Jack gets Billy a job working as a gardener for his rich family, but one day Billy kills Jack's mother and two sisters, because of their constant taunting of him. Jessica takes him on the long journey to the nearest town with a courthouse, endangering herself. Jessica holds off the angry mob of farmers, to give Billy a fair trial. When they finally reach the courthouse, the farmers (including Jack) catch them. However, although Billy has murdered his mother and sisters, Jack holds off the mob and sweeps exhausted Jessica off her feet and carries her into the courthouse. Billy is later sentenced to death, but not without a fight from his lawyer, Richard Runche.
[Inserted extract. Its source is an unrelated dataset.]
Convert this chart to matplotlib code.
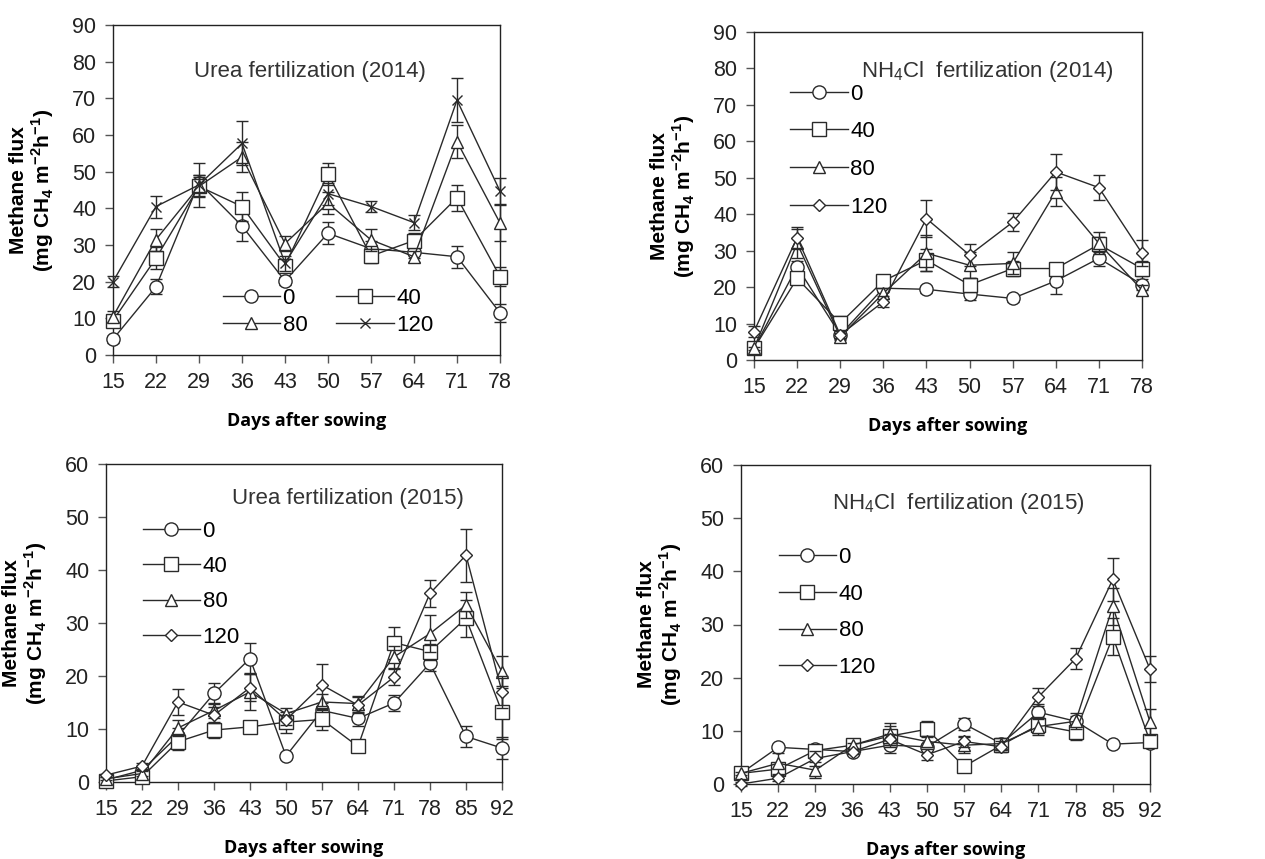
import numpy as np
import matplotlib
matplotlib.use("Agg")
import matplotlib.pyplot as plt
from matplotlib.lines import Line2D

plt.rcParams["font.family"] = ["Liberation Sans", "DejaVu Sans"]
plt.rcParams["mathtext.fontset"] = "custom"
plt.rcParams["mathtext.rm"] = "Liberation Sans"
plt.rcParams["mathtext.bf"] = "Liberation Sans:bold"

# ---- data ----
days_2014 = [15, 22, 29, 36, 43, 50, 57, 64, 71, 78]
days_2015 = [15, 22, 29, 36, 43, 50, 57, 64, 71, 78, 85, 92]
levels = ["0", "40", "80", "120"]

# Urea 2014
urea14 = [
    [4.3, 18.6, 47.0, 35.2, 20.2, 33.2, 29.0, 28.0, 26.8, 11.5],
    [9.4, 26.4, 46.0, 40.5, 24.4, 49.4, 27.0, 31.2, 42.9, 21.4],
    [10.5, 31.5, 46.0, 54.0, 30.4, 41.4, 31.4, 26.8, 58.2, 36.0],
    [20.0, 40.5, 46.4, 57.7, 25.0, 44.0, 40.5, 36.1, 69.5, 44.7],
]
urea14_err = [
    [1.0, 2.0, 2.0, 4.0, 1.0, 3.0, 2.0, 1.5, 3.0, 2.5],
    [1.5, 3.0, 2.5, 4.0, 1.5, 3.0, 2.0, 2.0, 3.5, 2.5],
    [1.5, 3.0, 3.0, 4.0, 2.0, 3.0, 3.0, 1.5, 4.5, 5.0],
    [1.5, 3.0, 6.0, 6.0, 2.0, 3.0, 1.5, 2.0, 6.0, 3.5],
]

# NH4Cl 2014
nh14 = [
    [3.2, 25.6, 6.9, 19.7, 19.4, 18.1, 16.9, 21.7, 27.9, 20.7],
    [3.2, 22.4, 10.1, 21.7, 27.4, 20.6, 25.1, 25.1, 31.7, 25.1],
    [3.2, 32.0, 6.4, 18.3, 29.3, 26.0, 26.5, 46.2, 32.0, 19.2],
    [7.8, 33.6, 6.9, 16.0, 38.8, 28.8, 37.8, 51.6, 47.3, 29.3],
]
nh14_err = [
    [0.5, 1.5, 1.0, 1.0, 1.0, 1.5, 1.0, 3.5, 2.0, 1.5],
    [0.5, 1.5, 2.0, 1.0, 3.0, 2.0, 2.0, 1.5, 2.0, 2.0],
    [0.5, 4.0, 1.0, 1.5, 5.0, 3.5, 3.0, 4.0, 3.0, 1.5],
    [1.5, 3.0, 1.0, 1.5, 5.0, 3.0, 2.5, 5.0, 3.5, 3.5],
]

# Urea 2015
urea15 = [
    [0.4, 2.2, 8.7, 16.7, 23.3, 4.9, 13.5, 12.0, 14.9, 22.4, 8.6, 6.4],
    [0.2, 1.0, 7.6, 9.8, 10.4, 11.3, 11.8, 6.7, 26.3, 24.6, 30.9, 13.2],
    [0.6, 1.6, 10.2, 13.5, 17.0, 12.9, 15.1, 14.8, 23.6, 28.0, 33.4, 20.8],
    [1.3, 3.0, 15.1, 12.6, 17.8, 11.7, 18.3, 14.5, 19.8, 35.6, 42.8, 17.0],
]
urea15_err = [
    [0.3, 0.5, 1.5, 2.0, 3.0, 0.5, 1.5, 1.5, 1.5, 1.5, 2.0, 2.0],
    [0.3, 0.5, 1.5, 1.5, 1.0, 2.0, 2.0, 1.0, 3.0, 1.5, 3.5, 5.0],
    [0.3, 0.5, 1.5, 1.5, 3.5, 1.0, 1.5, 1.5, 2.0, 3.5, 2.5, 3.0],
    [0.3, 0.5, 2.5, 1.5, 2.5, 1.0, 4.0, 1.5, 1.5, 2.5, 5.0, 3.0],
]

# NH4Cl 2015
nh15 = [
    [2.0, 6.9, 6.5, 6.1, 7.3, 7.0, 11.3, 7.6, 13.5, 11.8, 7.5, 7.8],
    [2.0, 2.8, 6.3, 7.3, 9.0, 10.3, 3.3, 7.3, 11.1, 9.8, 27.7, 8.0],
    [2.0, 3.9, 2.6, 7.3, 9.4, 8.0, 7.3, 7.6, 10.8, 11.8, 33.4, 11.7],
    [0.0, 1.1, 4.8, 6.1, 8.4, 5.5, 8.0, 7.0, 16.4, 23.6, 38.5, 21.6],
]
nh15_err = [
    [0.3, 0.5, 0.5, 0.5, 1.5, 0.5, 1.2, 0.8, 1.5, 1.0, 0.5, 0.8],
    [0.3, 0.8, 0.5, 0.5, 2.0, 1.5, 0.7, 1.0, 1.5, 1.5, 3.5, 1.0],
    [0.3, 2.0, 1.5, 0.5, 2.0, 1.0, 1.5, 1.0, 1.5, 1.5, 3.5, 2.5],
    [0.3, 0.5, 1.5, 0.5, 1.0, 1.0, 1.0, 1.0, 1.7, 2.0, 4.0, 2.5],
]

markers_a = ["o", "s", "^", "x"]
markers_b = ["o", "s", "^", "D"]
msizes = {"o": 9.5, "s": 9.5, "^": 9, "x": 6.5, "D": 6.5}
INK = "#2a2a2a"

fig = plt.figure(figsize=(12.65, 8.59), dpi=100)

# axes boxes in pixels: left, right, top, bottom
boxes = [
    (113, 500, 25, 355),
    (754, 1142, 32, 360),
    (106, 502, 464, 782),
    (741, 1150, 465, 784),
]
W, H = 1265, 859


def make_ax(box):
    l, r, t, b = box
    return fig.add_axes([l / W, 1 - b / H, (r - l) / W, (b - t) / H])


def panel(ax, days, vals, errs, markers, ymax, title, title_xy, leg_kw,
          order=(0, 1, 2, 3)):
    x = np.arange(len(days))
    handles = []
    for k, lab in enumerate(levels):
        m = markers[k]
        ax.errorbar(x, vals[k], yerr=errs[k], color=INK, lw=1.0,
                    marker=m, ms=msizes[m], mfc="white", mec=INK,
                    mew=1.0, capsize=4, elinewidth=1.0, capthick=1.0,
                    clip_on=False, zorder=3 + k)
        handles.append(Line2D([], [], color=INK, lw=1.0, marker=m,
                              ms=msizes[m], mfc="white", mec=INK, mew=1.0,
                              label=lab))
    ax.set_xlim(0, len(days) - 1)
    ax.set_ylim(0, ymax)
    ax.set_xticks(x)
    ax.set_xticklabels([str(d) for d in days])
    ax.set_yticks(np.arange(0, ymax + 1, 10))
    ax.tick_params(labelsize=15.5, length=6, width=1, direction="out",
                   color="#555555", pad=6, labelcolor="#222222")
    for s in ax.spines.values():
        s.set_color("#222222")
        s.set_linewidth(1.0)
    ax.text(title_xy[0], title_xy[1], title, transform=ax.transAxes,
            ha="center", va="center", fontsize=16, color="#333333")
    ax.set_ylabel("Methane flux\n(mg CH$_\\mathbf{4}$ m$^\\mathbf{-2}$h$^\\mathbf{-1}$)",
                  fontsize=15, fontweight="bold", labelpad=12,
                  linespacing=1.05)
    ax.set_xlabel("Days after sowing", fontsize=13, fontweight="bold",
                  family=["Open Sans", "DejaVu Sans"], labelpad=14)
    hs = [handles[i] for i in order]
    ax.legend(handles=hs, frameon=False, fontsize=16, handlelength=2.6,
              handletextpad=0.1, borderaxespad=0, **leg_kw)


ax1 = make_ax(boxes[0])
panel(ax1, days_2014, urea14, urea14_err, markers_a, 90,
      "Urea fertilization (2014)", (0.51, 0.86),
      dict(ncol=2, loc="lower left", bbox_to_anchor=(0.26, 0.03),
           columnspacing=1.3, labelspacing=0.3), order=(0, 2, 1, 3))

ax2 = make_ax(boxes[1])
panel(ax2, days_2014, nh14, nh14_err, markers_b, 90,
      "NH$_4$Cl  fertilization (2014)", (0.60, 0.88),
      dict(loc="upper left", bbox_to_anchor=(0.07, 0.87),
           labelspacing=0.75))

ax3 = make_ax(boxes[2])
panel(ax3, days_2015, urea15, urea15_err, markers_b, 60,
      "Urea fertilization (2015)", (0.61, 0.89),
      dict(loc="upper left", bbox_to_anchor=(0.07, 0.85),
           labelspacing=0.65))

ax4 = make_ax(boxes[3])
panel(ax4, days_2015, nh15, nh15_err, markers_b, 60,
      "NH$_4$Cl  fertilization (2015)", (0.53, 0.88),
      dict(loc="upper left", bbox_to_anchor=(0.07, 0.77),
           labelspacing=0.7))

fig.savefig("out.png", dpi=100)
After this Jack starts coming to their house and "walking out" with Jessica. Meg does not want anything to do with him because he is no longer going to be rich as his father disinherited him. Jack enlists and finds out that he has to leave to war he also mentions that his mothers will was read and he is now sole inheritor of the whole estate. He asks Jessica to be his wife but she says yes but to keep it a secret until he gets back. That same day Hester then informs Jessica that she cannot talk to him anymore and that Meg and Jack were just being nice and they are an item. Jack is leaving in week and her mom cooks up a scheme when Joe takes Jessica to the doctor to get checked because she has been really sick that Hester leaves and Meg seduces Jack as a going away "present". At the doctors visit Jessica finds out she is pregnant, her parents suspect that she had intimate relations with Billy Simple on the way to town, but she will not say who the father is. Meg then pretends to be pregnant, forcing Jack to marry her before he leaves, although he loves Jessica. He does make Meg sign a paper saying she and Hester will receive none of his estate unless she actually gives birth or has a miscarriage. Her mother tells the town that Jessica has gone crazy, so had to be isolated (during her pregnancy). Hester and Meg have a plan to have a miscarriage with witnesses but the witness sees Jessica's pregnancy while she is there so Jessica's father and mother suffocate her and Hester comes up with a plan to take Jessica's baby after it is born. Jessica's baby is born Christmas Day and Joe has a change of heart and decides not to take her baby. Jessica's father tries to kill Jessica's mother, his wife because he is done with everything but he has a heart attack. They convince Jessica to come back for the funeral with the baby and to go to the funeral without Joey because no one knows she had a baby. Then at the funeral, when they announce that Meg gave birth, Jessica breaks down, screaming that they stole her baby and attacks Hester.

She is put in a mental asylum for 4 years, and makes friends with a Jewish man, Moishe Goldberg. She helps him to get better and when he is released, Moishe contacts Billy's lawyer, Richard Runche who fights and frees Jessica. Meg and her mother agree to give her the land entitlement for their old property plus another 10 acres (40,000 m2) on the condition that she never approaches her son, Joey, or tries to get him back. Her Aboriginal friend, Mary's (who helped her during her pregnancy) half-caste children are taken by the authorities, and Jessica, with the help of Runche and Moishe, gets them back in a court case to make history.

Upon return to her house one afternoon, Jessica finds her dog has been bitten by a snake. She goes off to find the snakes and while Jessica is successful in killing one, its mate bites Jessica before being bludgeoned to death with her rifle. Knowing that death is near, she goes back to her hut and is found dead by Mary. Mary also finds a letter Jessica wrote to Jack, but never sent advising him of being pregnant with his child.

===Publication history===
- 1998, Australia, Viking Australia ISBN 0-670-88351-4, Pub date 1 December 1998, hardcover
- 1999, Canada, ISBN 1-55278-088-0, Pub date 1 January 1999, hardcover
- 2000, United Kingdom, Penguin Books ISBN 978-0-14-027960-3, Pub date 27 July 2000, paperback

==Literary significance and reception==
The book was very well received, rated at Amazon as 4.2 out of 5.0 and at 3.92 out of 5.0 at GoodReads. The book won the APA Who Weekly Reader's Choice Award in both 1999 and 2000.